● EXERCISE GOAL
In the listing below, find every line with the string "script" and pull it out.

● LISTED ENTRIES
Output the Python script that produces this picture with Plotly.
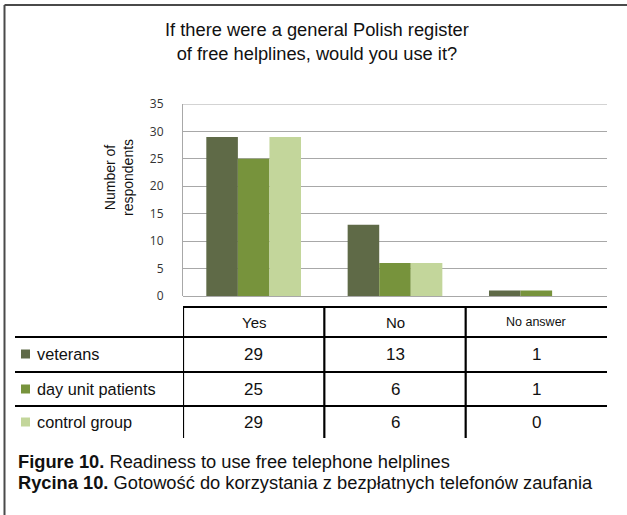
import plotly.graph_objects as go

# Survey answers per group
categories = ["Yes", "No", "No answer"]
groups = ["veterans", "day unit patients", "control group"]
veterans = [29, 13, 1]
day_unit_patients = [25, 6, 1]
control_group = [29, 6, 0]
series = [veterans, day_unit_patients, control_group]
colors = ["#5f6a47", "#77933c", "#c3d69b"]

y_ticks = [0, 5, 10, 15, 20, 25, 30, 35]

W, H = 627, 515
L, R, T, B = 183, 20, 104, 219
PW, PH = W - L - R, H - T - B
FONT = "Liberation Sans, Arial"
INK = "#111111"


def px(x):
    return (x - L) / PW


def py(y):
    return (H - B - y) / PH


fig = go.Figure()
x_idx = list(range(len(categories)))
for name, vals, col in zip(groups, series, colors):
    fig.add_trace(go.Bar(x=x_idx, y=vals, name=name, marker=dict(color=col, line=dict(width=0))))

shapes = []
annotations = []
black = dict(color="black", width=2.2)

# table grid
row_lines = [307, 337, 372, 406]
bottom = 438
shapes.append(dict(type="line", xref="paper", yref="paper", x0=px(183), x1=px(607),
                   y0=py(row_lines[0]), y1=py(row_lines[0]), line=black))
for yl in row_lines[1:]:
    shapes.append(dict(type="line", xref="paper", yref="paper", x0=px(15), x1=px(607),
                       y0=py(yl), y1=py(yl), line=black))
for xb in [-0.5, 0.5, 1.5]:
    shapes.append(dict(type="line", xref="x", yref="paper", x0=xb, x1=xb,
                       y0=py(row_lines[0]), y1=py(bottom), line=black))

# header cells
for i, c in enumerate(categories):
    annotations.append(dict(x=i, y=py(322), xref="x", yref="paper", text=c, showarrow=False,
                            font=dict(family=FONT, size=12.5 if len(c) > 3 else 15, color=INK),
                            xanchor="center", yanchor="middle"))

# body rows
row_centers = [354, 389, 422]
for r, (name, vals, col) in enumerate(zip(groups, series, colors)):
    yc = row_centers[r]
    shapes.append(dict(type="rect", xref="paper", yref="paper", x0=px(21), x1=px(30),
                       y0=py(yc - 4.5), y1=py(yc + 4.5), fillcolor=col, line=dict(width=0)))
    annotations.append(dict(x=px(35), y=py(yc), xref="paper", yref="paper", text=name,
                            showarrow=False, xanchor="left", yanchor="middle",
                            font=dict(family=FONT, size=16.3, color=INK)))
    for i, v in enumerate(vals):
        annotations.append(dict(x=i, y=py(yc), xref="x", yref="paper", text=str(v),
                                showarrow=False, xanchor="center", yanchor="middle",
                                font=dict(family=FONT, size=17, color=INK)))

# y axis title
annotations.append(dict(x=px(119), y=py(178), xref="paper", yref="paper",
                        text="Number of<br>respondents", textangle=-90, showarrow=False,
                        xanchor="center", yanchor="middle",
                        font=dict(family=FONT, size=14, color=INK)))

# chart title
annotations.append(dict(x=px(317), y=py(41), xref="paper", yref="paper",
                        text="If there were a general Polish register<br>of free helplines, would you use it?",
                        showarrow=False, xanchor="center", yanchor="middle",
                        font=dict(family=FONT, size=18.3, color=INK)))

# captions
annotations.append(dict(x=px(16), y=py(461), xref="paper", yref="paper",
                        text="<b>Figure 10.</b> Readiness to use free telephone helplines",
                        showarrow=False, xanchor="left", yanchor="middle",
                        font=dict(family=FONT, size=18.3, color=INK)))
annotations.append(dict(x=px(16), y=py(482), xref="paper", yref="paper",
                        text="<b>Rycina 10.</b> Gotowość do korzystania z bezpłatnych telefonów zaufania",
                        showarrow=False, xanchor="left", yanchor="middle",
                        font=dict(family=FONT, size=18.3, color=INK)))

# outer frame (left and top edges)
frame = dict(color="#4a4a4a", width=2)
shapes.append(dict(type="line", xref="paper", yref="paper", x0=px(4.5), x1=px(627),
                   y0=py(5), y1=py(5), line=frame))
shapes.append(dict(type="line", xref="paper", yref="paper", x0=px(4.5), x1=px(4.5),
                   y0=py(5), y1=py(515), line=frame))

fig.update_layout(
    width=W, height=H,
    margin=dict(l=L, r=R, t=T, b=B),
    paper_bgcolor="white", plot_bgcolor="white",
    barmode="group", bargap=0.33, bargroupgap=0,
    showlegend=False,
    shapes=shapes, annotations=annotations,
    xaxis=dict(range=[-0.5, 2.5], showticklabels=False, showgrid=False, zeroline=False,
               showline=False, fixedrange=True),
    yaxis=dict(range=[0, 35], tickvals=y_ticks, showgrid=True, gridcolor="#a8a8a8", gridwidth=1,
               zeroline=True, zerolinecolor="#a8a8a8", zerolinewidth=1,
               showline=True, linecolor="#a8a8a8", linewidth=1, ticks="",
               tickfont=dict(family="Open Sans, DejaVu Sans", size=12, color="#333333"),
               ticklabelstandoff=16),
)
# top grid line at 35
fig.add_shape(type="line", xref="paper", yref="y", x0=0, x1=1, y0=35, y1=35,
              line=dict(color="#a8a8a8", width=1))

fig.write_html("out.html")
* * *
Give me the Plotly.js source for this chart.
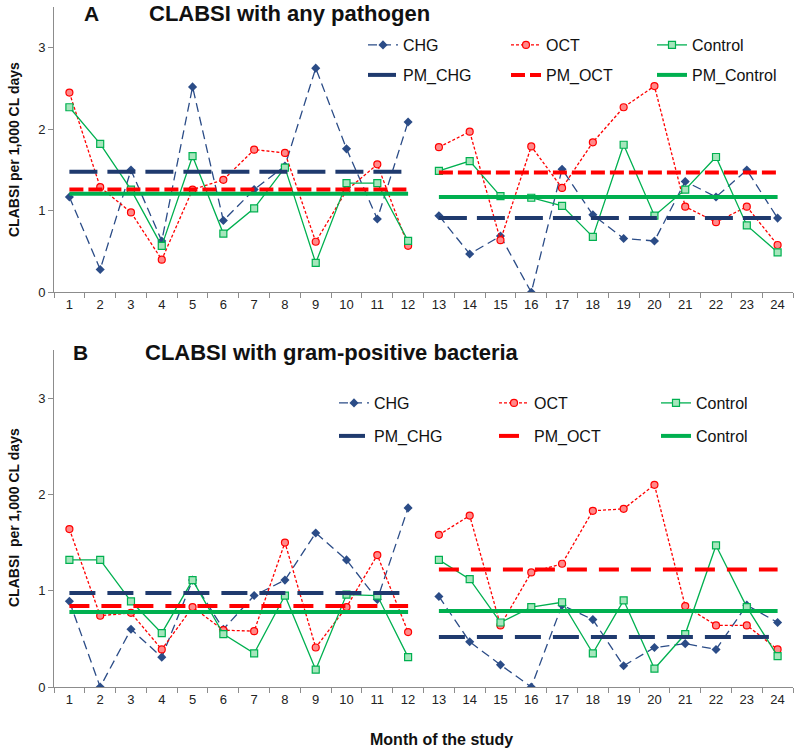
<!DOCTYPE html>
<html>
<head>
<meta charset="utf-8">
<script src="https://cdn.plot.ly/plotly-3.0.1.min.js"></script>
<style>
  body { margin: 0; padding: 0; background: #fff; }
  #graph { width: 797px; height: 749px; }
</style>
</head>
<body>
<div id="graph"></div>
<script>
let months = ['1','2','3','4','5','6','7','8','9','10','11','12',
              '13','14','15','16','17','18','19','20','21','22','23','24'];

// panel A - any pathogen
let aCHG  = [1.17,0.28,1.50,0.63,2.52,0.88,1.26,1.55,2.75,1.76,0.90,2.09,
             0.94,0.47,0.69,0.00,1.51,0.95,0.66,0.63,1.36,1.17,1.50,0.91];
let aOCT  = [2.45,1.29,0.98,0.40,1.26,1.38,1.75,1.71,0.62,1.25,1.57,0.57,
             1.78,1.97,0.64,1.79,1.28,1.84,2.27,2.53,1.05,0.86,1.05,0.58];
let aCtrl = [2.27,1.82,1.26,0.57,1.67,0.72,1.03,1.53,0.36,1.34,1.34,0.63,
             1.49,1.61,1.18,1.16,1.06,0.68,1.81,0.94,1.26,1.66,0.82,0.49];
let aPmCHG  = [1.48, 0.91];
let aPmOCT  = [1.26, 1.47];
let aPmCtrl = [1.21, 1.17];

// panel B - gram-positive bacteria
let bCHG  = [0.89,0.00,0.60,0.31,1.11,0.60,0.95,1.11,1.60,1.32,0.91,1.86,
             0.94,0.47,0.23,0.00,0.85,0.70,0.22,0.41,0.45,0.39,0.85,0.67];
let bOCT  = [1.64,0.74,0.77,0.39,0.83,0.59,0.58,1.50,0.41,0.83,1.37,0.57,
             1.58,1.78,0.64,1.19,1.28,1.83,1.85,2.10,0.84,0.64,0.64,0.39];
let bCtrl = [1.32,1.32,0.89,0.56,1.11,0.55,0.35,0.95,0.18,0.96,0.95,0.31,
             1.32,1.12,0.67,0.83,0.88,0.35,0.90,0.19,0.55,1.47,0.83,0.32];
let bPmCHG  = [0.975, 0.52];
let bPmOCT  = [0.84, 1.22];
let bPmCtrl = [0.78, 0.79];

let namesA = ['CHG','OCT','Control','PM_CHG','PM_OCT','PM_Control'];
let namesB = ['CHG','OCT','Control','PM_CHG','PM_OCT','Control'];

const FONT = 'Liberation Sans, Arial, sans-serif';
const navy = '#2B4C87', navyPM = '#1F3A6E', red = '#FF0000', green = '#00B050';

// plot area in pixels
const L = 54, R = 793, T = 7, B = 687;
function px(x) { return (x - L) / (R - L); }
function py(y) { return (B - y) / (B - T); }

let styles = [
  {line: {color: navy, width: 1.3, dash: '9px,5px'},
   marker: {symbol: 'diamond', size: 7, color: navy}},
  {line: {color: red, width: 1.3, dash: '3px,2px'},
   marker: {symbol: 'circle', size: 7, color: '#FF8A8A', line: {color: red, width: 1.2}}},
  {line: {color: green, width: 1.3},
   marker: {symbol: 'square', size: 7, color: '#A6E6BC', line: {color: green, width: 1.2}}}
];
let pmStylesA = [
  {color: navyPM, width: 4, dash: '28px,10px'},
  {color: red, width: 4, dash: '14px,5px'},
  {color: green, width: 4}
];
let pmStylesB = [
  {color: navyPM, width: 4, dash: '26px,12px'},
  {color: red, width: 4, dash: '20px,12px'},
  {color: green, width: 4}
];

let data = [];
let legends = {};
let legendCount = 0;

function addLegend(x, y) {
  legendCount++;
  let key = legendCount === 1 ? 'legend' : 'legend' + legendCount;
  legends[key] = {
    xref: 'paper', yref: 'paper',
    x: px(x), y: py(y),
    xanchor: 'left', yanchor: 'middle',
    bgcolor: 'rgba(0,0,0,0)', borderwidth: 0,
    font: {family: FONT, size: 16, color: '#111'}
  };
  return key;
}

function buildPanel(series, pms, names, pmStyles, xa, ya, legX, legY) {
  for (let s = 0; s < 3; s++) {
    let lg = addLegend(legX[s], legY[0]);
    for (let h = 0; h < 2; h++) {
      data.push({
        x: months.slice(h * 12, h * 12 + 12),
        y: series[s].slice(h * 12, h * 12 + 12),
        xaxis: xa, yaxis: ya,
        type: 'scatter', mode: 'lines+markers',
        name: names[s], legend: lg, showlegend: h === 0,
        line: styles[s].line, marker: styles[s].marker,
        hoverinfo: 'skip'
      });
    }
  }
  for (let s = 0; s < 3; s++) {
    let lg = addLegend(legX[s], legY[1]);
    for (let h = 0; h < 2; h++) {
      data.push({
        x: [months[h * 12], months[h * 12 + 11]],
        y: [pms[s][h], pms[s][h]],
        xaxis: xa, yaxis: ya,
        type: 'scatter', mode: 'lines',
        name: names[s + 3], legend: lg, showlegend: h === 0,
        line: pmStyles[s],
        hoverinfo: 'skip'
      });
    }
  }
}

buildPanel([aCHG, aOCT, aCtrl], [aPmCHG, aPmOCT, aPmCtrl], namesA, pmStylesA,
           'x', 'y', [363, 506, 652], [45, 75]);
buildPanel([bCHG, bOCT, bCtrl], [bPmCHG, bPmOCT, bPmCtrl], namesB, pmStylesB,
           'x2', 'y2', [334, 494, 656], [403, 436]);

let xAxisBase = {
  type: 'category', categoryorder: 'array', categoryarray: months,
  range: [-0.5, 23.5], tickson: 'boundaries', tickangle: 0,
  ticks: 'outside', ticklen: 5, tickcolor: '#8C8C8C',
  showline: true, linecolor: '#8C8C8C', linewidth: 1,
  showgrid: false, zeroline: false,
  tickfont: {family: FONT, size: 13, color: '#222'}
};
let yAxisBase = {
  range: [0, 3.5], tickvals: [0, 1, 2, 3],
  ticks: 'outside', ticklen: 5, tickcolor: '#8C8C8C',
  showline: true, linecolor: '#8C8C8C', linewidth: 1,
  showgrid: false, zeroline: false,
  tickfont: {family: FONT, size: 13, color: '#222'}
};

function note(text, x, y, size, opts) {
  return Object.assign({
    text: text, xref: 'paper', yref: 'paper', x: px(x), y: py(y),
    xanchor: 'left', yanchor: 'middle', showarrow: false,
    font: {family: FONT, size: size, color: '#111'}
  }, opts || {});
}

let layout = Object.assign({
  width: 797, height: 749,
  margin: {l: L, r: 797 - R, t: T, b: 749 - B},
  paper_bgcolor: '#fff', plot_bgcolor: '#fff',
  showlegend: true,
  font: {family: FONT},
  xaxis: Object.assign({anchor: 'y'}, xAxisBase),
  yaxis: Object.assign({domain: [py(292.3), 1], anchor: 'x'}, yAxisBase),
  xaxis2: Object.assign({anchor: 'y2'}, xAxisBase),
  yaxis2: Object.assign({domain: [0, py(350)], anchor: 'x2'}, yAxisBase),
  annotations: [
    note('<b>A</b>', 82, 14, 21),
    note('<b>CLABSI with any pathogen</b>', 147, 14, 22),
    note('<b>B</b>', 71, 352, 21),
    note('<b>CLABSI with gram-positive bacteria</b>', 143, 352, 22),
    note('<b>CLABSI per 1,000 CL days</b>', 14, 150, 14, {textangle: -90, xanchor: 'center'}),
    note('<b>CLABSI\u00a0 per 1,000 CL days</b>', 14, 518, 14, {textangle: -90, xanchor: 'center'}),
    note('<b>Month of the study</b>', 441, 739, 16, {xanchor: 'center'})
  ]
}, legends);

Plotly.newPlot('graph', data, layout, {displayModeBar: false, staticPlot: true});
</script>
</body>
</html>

● FULL ANSWER
Output the Python script that produces this picture with Plotly.
<script src="https://cdn.plot.ly/plotly-3.0.1.min.js"></script>
<script>
</script>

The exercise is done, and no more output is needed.